**Exercise:** Write every line out verbatim and omit the pictures.

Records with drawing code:

_ _ _ _

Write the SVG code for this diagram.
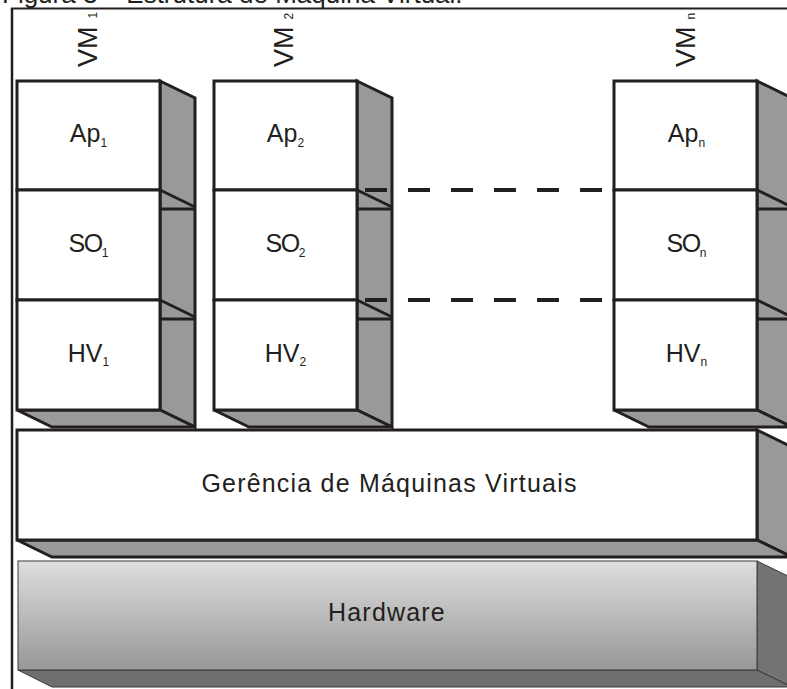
<svg xmlns="http://www.w3.org/2000/svg" width="787" height="689" viewBox="0 0 787 689">
<defs>
<style>
.t{font-family:"Liberation Sans",Arial,sans-serif;fill:#231f20}
.lbl{font-size:25px;text-anchor:middle}
.sub{font-size:12px}
.vm{font-size:27px}
.front{fill:#fff;stroke:#231f20;stroke-width:3}
.side{fill:#999;stroke:#231f20;stroke-width:3;stroke-linejoin:miter}
.ln{stroke:#231f20;stroke-width:3;fill:none}
.dash{stroke:#231f20;stroke-width:4;stroke-dasharray:22 21;fill:none}
</style>
<linearGradient id="hw" x1="0" y1="0" x2="0" y2="1">
<stop offset="0" stop-color="#dedede"/>
<stop offset="1" stop-color="#979797"/>
</linearGradient>
</defs>
<rect width="787" height="689" fill="#fff"/>
<text class="t" x="2" y="3" font-size="26">Figura 3 – Estrutura de Máquina Virtual.</text>
<g id="frame">
<line x1="11" y1="8.5" x2="787" y2="8.5" stroke="#231f20" stroke-width="2"/>
<line x1="12" y1="8" x2="12" y2="689" stroke="#231f20" stroke-width="2.5"/>
</g>

<g id="vm1">
<polygon class="side" points="160,81 195,98 195,427 160,410"/>
<polygon class="side" points="17,410 160,410 195,427 52,427"/>
<line class="ln" x1="160" y1="190" x2="195" y2="207"/><line class="ln" x1="160" y1="209" x2="195" y2="209"/>
<line class="ln" x1="160" y1="300" x2="195" y2="317"/><line class="ln" x1="160" y1="319" x2="195" y2="319"/>
<rect class="front" x="17" y="81" width="143" height="109"/>
<rect class="front" x="17" y="190" width="143" height="110"/>
<rect class="front" x="17" y="300" width="143" height="110"/>
<text class="t lbl" x="88.5" y="142">Ap<tspan class="sub" dy="5">1</tspan></text>
<text class="t lbl" x="88.5" y="252" letter-spacing="-1.5">SO<tspan class="sub" dy="5" letter-spacing="0">1</tspan></text>
<text class="t lbl" x="88.5" y="362">HV<tspan class="sub" dy="4">1</tspan></text>
<text class="t vm" transform="translate(97,67) rotate(-90)">VM<tspan class="sub" font-size="10" dx="8">1</tspan></text>
</g>

<g id="vm2">
<polygon class="side" points="357,81 392,98 392,427 357,410"/>
<polygon class="side" points="214,410 357,410 392,427 249,427"/>
<line class="ln" x1="357" y1="190" x2="392" y2="207"/><line class="ln" x1="357" y1="209" x2="392" y2="209"/>
<line class="ln" x1="357" y1="300" x2="392" y2="317"/><line class="ln" x1="357" y1="319" x2="392" y2="319"/>
<rect class="front" x="214" y="81" width="143" height="109"/>
<rect class="front" x="214" y="190" width="143" height="110"/>
<rect class="front" x="214" y="300" width="143" height="110"/>
<text class="t lbl" x="285.5" y="142">Ap<tspan class="sub" dy="5">2</tspan></text>
<text class="t lbl" x="285.5" y="252" letter-spacing="-1.5">SO<tspan class="sub" dy="5" letter-spacing="0">2</tspan></text>
<text class="t lbl" x="285.5" y="362">HV<tspan class="sub" dy="4">2</tspan></text>
<text class="t vm" transform="translate(293,67) rotate(-90)">VM<tspan class="sub" font-size="11" dx="7">2</tspan></text>
</g>

<g id="vmn">
<polygon class="side" points="757,81 792,98 792,427 757,410"/>
<polygon class="side" points="614,410 757,410 792,427 649,427"/>
<line class="ln" x1="757" y1="190" x2="792" y2="207"/><line class="ln" x1="757" y1="209" x2="792" y2="209"/>
<line class="ln" x1="757" y1="300" x2="792" y2="317"/><line class="ln" x1="757" y1="319" x2="792" y2="319"/>
<rect class="front" x="614" y="81" width="143" height="109"/>
<rect class="front" x="614" y="190" width="143" height="110"/>
<rect class="front" x="614" y="300" width="143" height="110"/>
<text class="t lbl" x="686.5" y="142">Ap<tspan class="sub" dy="5">n</tspan></text>
<text class="t lbl" x="686.5" y="252" letter-spacing="-1.5">SO<tspan class="sub" dy="5" letter-spacing="0">n</tspan></text>
<text class="t lbl" x="686.5" y="362">HV<tspan class="sub" dy="4">n</tspan></text>
<text class="t vm" transform="translate(695,67) rotate(-90)">VM<tspan class="sub" font-size="11" dx="7">n</tspan></text>
</g>

<g id="gerencia">
<polygon class="side" points="757,430 792,447 792,557 757,540"/>
<polygon class="side" points="17,540 757,540 792,557 52,557"/>
<rect class="front" x="17" y="430" width="740" height="110"/>
<text class="t" x="389.5" y="492" font-size="25" text-anchor="middle" letter-spacing="1.2">Gerência de Máquinas Virtuais</text>
</g>

<g id="hardware">
<polygon points="757,561 792,578 792,687 757,670" fill="#737373" stroke="#3a3a3a" stroke-width="1"/>
<polygon points="18,670 757,670 792,687 52,687" fill="#6f6f6f" stroke="#3a3a3a" stroke-width="1"/>
<rect x="18" y="561" width="739" height="109" fill="url(#hw)" stroke="#3a3a3a" stroke-width="1"/>
<text class="t" x="387" y="621" font-size="25" text-anchor="middle" letter-spacing="1.2">Hardware</text>
</g>

<g id="connectors">
<line class="dash" x1="365" y1="190" x2="603" y2="190"/>
<line class="dash" x1="365" y1="300" x2="603" y2="300"/>
</g>
</svg>
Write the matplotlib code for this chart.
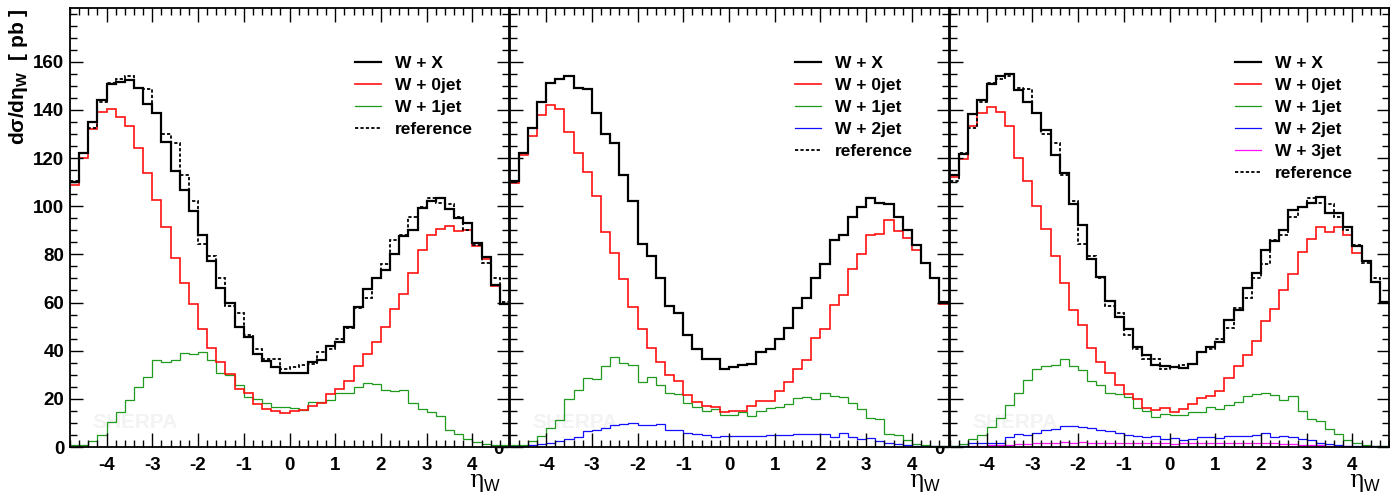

_ _ _ _

**Full response:**
Write the SVG code for this diagram.
<svg xmlns="http://www.w3.org/2000/svg" width="787" height="689" viewBox="0 0 787 689">
<defs>
<style>
.t{font-family:"Liberation Sans",Arial,sans-serif;fill:#231f20}
.lbl{font-size:25px;text-anchor:middle}
.sub{font-size:12px}
.vm{font-size:27px}
.front{fill:#fff;stroke:#231f20;stroke-width:3}
.side{fill:#999;stroke:#231f20;stroke-width:3;stroke-linejoin:miter}
.ln{stroke:#231f20;stroke-width:3;fill:none}
.dash{stroke:#231f20;stroke-width:4;stroke-dasharray:22 21;fill:none}
</style>
<linearGradient id="hw" x1="0" y1="0" x2="0" y2="1">
<stop offset="0" stop-color="#dedede"/>
<stop offset="1" stop-color="#979797"/>
</linearGradient>
</defs>
<rect width="787" height="689" fill="#fff"/>
<text class="t" x="2" y="3" font-size="26">Figura 3 – Estrutura de Máquina Virtual.</text>
<g id="frame">
<line x1="11" y1="8.5" x2="787" y2="8.5" stroke="#231f20" stroke-width="2"/>
<line x1="12" y1="8" x2="12" y2="689" stroke="#231f20" stroke-width="2.5"/>
</g>

<g id="vm1">
<polygon class="side" points="160,81 195,98 195,427 160,410"/>
<polygon class="side" points="17,410 160,410 195,427 52,427"/>
<line class="ln" x1="160" y1="190" x2="195" y2="207"/><line class="ln" x1="160" y1="209" x2="195" y2="209"/>
<line class="ln" x1="160" y1="300" x2="195" y2="317"/><line class="ln" x1="160" y1="319" x2="195" y2="319"/>
<rect class="front" x="17" y="81" width="143" height="109"/>
<rect class="front" x="17" y="190" width="143" height="110"/>
<rect class="front" x="17" y="300" width="143" height="110"/>
<text class="t lbl" x="88.5" y="142">Ap<tspan class="sub" dy="5">1</tspan></text>
<text class="t lbl" x="88.5" y="252" letter-spacing="-1.5">SO<tspan class="sub" dy="5" letter-spacing="0">1</tspan></text>
<text class="t lbl" x="88.5" y="362">HV<tspan class="sub" dy="4">1</tspan></text>
<text class="t vm" transform="translate(97,67) rotate(-90)">VM<tspan class="sub" font-size="10" dx="8">1</tspan></text>
</g>

<g id="vm2">
<polygon class="side" points="357,81 392,98 392,427 357,410"/>
<polygon class="side" points="214,410 357,410 392,427 249,427"/>
<line class="ln" x1="357" y1="190" x2="392" y2="207"/><line class="ln" x1="357" y1="209" x2="392" y2="209"/>
<line class="ln" x1="357" y1="300" x2="392" y2="317"/><line class="ln" x1="357" y1="319" x2="392" y2="319"/>
<rect class="front" x="214" y="81" width="143" height="109"/>
<rect class="front" x="214" y="190" width="143" height="110"/>
<rect class="front" x="214" y="300" width="143" height="110"/>
<text class="t lbl" x="285.5" y="142">Ap<tspan class="sub" dy="5">2</tspan></text>
<text class="t lbl" x="285.5" y="252" letter-spacing="-1.5">SO<tspan class="sub" dy="5" letter-spacing="0">2</tspan></text>
<text class="t lbl" x="285.5" y="362">HV<tspan class="sub" dy="4">2</tspan></text>
<text class="t vm" transform="translate(293,67) rotate(-90)">VM<tspan class="sub" font-size="11" dx="7">2</tspan></text>
</g>

<g id="vmn">
<polygon class="side" points="757,81 792,98 792,427 757,410"/>
<polygon class="side" points="614,410 757,410 792,427 649,427"/>
<line class="ln" x1="757" y1="190" x2="792" y2="207"/><line class="ln" x1="757" y1="209" x2="792" y2="209"/>
<line class="ln" x1="757" y1="300" x2="792" y2="317"/><line class="ln" x1="757" y1="319" x2="792" y2="319"/>
<rect class="front" x="614" y="81" width="143" height="109"/>
<rect class="front" x="614" y="190" width="143" height="110"/>
<rect class="front" x="614" y="300" width="143" height="110"/>
<text class="t lbl" x="686.5" y="142">Ap<tspan class="sub" dy="5">n</tspan></text>
<text class="t lbl" x="686.5" y="252" letter-spacing="-1.5">SO<tspan class="sub" dy="5" letter-spacing="0">n</tspan></text>
<text class="t lbl" x="686.5" y="362">HV<tspan class="sub" dy="4">n</tspan></text>
<text class="t vm" transform="translate(695,67) rotate(-90)">VM<tspan class="sub" font-size="11" dx="7">n</tspan></text>
</g>

<g id="gerencia">
<polygon class="side" points="757,430 792,447 792,557 757,540"/>
<polygon class="side" points="17,540 757,540 792,557 52,557"/>
<rect class="front" x="17" y="430" width="740" height="110"/>
<text class="t" x="389.5" y="492" font-size="25" text-anchor="middle" letter-spacing="1.2">Gerência de Máquinas Virtuais</text>
</g>

<g id="hardware">
<polygon points="757,561 792,578 792,687 757,670" fill="#737373" stroke="#3a3a3a" stroke-width="1"/>
<polygon points="18,670 757,670 792,687 52,687" fill="#6f6f6f" stroke="#3a3a3a" stroke-width="1"/>
<rect x="18" y="561" width="739" height="109" fill="url(#hw)" stroke="#3a3a3a" stroke-width="1"/>
<text class="t" x="387" y="621" font-size="25" text-anchor="middle" letter-spacing="1.2">Hardware</text>
</g>

<g id="connectors">
<line class="dash" x1="365" y1="190" x2="603" y2="190"/>
<line class="dash" x1="365" y1="300" x2="603" y2="300"/>
</g>
</svg>
Write the matplotlib code for this chart.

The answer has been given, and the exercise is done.